> Problem to solve
In the records below, begin at the line that has "What React, TypeScript" and stop after the line that has "import * as"; quote those lines verbatim and nothing more.

> Records to process

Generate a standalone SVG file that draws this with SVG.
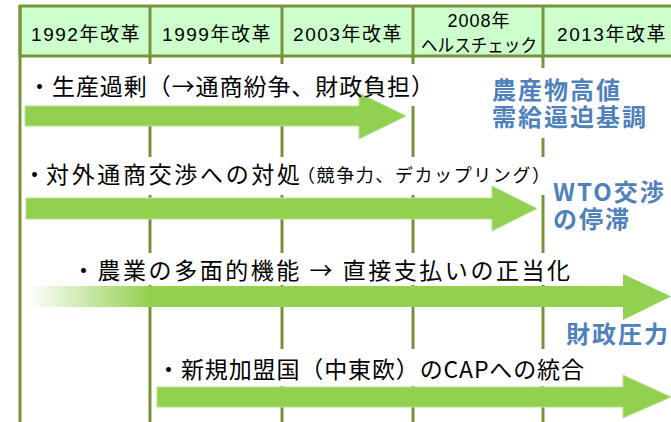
---
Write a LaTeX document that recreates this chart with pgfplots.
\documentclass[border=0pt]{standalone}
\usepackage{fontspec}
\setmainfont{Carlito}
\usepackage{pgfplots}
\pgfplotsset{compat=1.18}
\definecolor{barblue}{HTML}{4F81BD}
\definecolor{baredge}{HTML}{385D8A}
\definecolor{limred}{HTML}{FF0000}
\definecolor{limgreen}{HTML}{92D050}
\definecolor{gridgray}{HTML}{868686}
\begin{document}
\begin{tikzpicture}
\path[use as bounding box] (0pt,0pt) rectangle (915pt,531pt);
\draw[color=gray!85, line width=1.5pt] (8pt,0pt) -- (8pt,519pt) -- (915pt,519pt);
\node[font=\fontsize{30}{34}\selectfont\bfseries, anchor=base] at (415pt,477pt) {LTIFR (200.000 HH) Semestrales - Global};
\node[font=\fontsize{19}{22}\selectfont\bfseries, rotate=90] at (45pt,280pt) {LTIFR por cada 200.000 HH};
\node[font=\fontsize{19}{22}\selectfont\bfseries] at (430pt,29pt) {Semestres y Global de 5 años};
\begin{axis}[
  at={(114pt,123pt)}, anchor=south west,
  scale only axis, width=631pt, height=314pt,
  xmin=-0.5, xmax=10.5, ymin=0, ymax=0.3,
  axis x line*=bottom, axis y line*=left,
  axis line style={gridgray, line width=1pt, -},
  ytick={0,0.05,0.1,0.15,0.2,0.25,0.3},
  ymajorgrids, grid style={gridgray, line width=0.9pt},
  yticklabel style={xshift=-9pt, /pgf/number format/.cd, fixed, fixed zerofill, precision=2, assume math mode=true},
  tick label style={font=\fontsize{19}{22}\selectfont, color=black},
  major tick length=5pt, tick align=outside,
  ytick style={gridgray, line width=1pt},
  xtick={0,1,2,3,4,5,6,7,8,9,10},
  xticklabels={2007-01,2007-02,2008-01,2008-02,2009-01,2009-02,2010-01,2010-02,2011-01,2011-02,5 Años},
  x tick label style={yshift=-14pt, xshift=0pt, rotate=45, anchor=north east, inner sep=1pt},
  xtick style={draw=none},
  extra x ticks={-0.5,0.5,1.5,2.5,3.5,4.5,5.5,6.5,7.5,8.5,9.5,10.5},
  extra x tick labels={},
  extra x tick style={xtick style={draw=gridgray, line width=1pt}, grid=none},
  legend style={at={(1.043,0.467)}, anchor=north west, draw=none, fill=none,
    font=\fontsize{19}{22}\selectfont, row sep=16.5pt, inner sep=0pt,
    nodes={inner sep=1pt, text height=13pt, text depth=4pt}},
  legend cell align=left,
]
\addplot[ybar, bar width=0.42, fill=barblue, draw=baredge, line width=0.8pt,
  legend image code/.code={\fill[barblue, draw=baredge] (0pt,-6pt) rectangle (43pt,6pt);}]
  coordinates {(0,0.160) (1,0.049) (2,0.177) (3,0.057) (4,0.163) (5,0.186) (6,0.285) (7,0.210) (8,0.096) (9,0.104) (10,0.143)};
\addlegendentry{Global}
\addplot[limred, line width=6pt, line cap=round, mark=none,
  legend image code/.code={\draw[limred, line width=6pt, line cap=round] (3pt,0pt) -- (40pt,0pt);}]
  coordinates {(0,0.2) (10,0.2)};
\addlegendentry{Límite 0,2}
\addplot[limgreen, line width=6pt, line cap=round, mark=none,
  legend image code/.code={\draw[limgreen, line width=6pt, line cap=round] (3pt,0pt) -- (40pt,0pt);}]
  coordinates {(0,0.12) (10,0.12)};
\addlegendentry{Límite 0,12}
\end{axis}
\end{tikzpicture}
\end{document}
==
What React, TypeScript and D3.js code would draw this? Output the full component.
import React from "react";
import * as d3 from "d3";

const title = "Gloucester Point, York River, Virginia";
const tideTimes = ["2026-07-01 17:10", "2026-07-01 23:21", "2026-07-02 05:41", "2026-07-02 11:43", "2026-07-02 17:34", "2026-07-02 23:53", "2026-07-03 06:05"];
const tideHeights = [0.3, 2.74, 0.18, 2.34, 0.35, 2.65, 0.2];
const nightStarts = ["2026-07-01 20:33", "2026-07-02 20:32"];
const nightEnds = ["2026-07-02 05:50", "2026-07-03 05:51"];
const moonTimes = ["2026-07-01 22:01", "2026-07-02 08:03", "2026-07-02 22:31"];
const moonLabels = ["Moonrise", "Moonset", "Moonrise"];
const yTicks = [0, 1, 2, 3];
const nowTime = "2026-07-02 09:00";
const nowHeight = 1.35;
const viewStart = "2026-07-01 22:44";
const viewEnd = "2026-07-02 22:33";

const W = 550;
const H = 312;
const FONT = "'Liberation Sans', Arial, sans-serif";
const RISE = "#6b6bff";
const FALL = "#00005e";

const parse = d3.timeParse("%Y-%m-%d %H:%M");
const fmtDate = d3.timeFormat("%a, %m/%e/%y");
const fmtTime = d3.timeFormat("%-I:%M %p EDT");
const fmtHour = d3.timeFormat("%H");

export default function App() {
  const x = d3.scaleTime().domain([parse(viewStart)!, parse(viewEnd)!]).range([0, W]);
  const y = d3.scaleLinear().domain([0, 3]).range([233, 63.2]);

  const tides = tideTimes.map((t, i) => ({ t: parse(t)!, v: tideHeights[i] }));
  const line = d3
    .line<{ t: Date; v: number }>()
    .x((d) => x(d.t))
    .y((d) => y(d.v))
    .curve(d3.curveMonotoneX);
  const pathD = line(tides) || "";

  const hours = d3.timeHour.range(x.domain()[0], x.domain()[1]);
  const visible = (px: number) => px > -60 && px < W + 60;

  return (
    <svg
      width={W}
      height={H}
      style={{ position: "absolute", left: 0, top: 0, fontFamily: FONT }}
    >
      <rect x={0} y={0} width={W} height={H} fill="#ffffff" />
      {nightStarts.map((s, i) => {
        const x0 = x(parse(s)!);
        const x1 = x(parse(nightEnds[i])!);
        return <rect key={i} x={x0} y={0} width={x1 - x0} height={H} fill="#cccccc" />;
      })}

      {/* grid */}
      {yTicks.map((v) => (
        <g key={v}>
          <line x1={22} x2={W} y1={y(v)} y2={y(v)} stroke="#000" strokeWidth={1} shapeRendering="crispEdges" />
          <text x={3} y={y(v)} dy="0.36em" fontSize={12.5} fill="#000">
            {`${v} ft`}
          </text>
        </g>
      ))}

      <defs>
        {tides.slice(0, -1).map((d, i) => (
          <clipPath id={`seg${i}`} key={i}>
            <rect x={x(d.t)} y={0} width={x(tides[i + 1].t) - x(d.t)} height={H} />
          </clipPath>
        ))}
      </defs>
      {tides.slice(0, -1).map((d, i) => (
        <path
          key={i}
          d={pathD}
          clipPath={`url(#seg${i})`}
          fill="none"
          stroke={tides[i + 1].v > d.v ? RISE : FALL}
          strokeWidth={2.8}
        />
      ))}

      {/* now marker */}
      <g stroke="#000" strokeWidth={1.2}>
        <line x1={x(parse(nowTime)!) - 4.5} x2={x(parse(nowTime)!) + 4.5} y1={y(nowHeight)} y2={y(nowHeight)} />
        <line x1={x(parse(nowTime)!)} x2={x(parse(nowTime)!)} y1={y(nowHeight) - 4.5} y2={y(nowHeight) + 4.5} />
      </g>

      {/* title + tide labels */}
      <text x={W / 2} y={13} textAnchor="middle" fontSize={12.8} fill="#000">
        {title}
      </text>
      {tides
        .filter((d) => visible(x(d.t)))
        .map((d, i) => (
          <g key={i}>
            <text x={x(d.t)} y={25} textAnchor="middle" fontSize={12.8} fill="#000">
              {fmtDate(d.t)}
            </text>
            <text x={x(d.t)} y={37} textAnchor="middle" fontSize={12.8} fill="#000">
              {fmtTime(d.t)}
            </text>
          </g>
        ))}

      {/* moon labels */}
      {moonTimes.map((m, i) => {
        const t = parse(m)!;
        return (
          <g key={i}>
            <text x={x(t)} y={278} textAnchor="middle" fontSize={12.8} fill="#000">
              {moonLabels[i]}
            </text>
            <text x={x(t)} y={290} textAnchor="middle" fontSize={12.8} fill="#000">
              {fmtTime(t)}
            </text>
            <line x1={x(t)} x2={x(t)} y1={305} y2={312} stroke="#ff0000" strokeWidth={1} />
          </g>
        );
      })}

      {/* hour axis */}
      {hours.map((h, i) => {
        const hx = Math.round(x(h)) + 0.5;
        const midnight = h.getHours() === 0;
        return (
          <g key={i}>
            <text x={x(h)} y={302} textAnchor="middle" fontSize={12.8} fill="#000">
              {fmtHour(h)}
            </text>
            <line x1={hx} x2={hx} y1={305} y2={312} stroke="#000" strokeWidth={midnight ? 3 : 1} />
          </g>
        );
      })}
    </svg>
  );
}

> Response to this exercise
What React, TypeScript and D3.js code would draw this? Output the full component.
import React from "react";
import * as d3 from "d3";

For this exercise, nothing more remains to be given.